Breaking: Hundreds of NLRB decisions could be rendered invalid

The Supreme Court has unanimously decided that three Presidential appointments to the National Labor Relations Board were invalid – leaving hundreds of decisions hanging in doubt

Hundreds of case decisions made by the National Labor Relations Board were rendered invalid today after the Supreme Court ruled that the President’s “recess appointments” in January 2012 were invalid.

When The Senate was in “pro forma” on January 4 2012, President Obama filled three vacancies on the NLRB. However, the Constitution only allows the President to do so when the Senate is in actual recess, not merely pro forma recess. As such, all nine judges of the Supreme Court held that his appointments were invalid.

The practical impact is that hundreds of cases the NLRB decided after the invalid appointments were made have been cast in doubt. However, the extent to which the Supreme Court decision will retroactively affect these decisions is unclear.
 


It’s not the first time a situation like this has occurred: between January 2008 and April 2010, more than 600 NLRB decisions were invalidated when the Supreme Court interpreted the National Labor Relations Act to mean that the Board could not exercise its powers without at least three members present.
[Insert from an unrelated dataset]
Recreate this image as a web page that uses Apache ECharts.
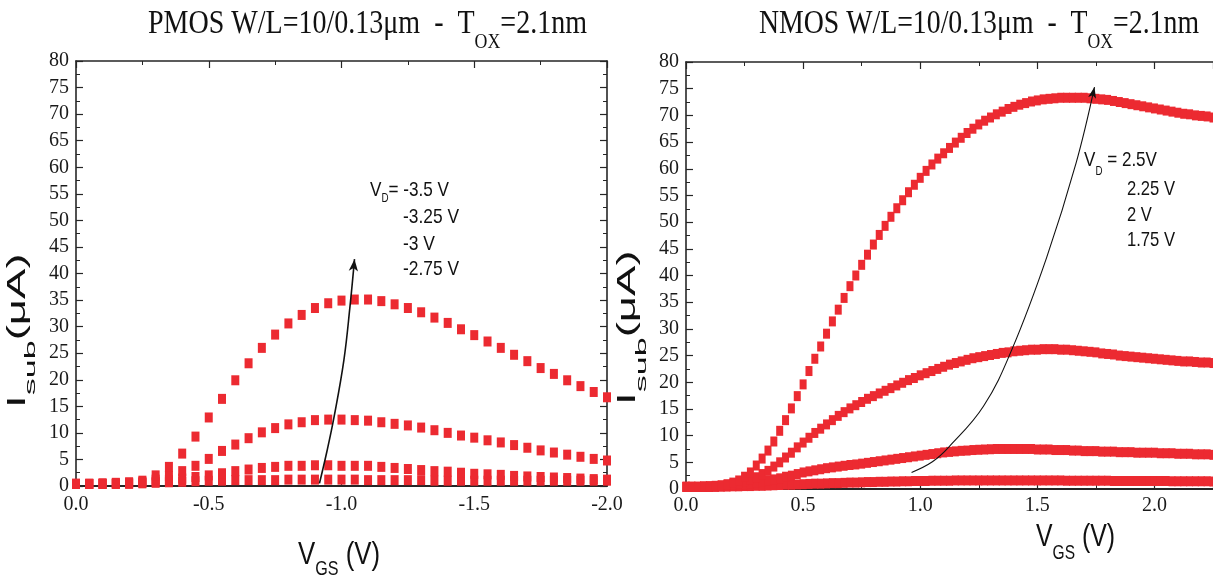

Supreme Court Justice Stephen Breyer said for a Senate break to be considered an official recess, it must be last at least 10 days. The January 2012 recess did not meet this requirement, since the Senate did actually conduct pseudo-sessions, although nothing actually got done at these.

National Public Radio’s legal affairs correspondent Nina Totenberg explained it this way in her reporting: “Typically, these pro forma sessions would take place in a near-empty chamber, with a single senator, usually from nearby Virginia or Maryland, gaveling the session open, and then closed. The whole thing would last about 20 to 30 seconds. President Obama considered these sessions a fake, a legal fiction aimed at preventing him from making recess appointments, and so he went ahead and made three appointments to the National Labor Relations Board, which had been unable to enforce the nation's labor laws because it lacked a quorum.”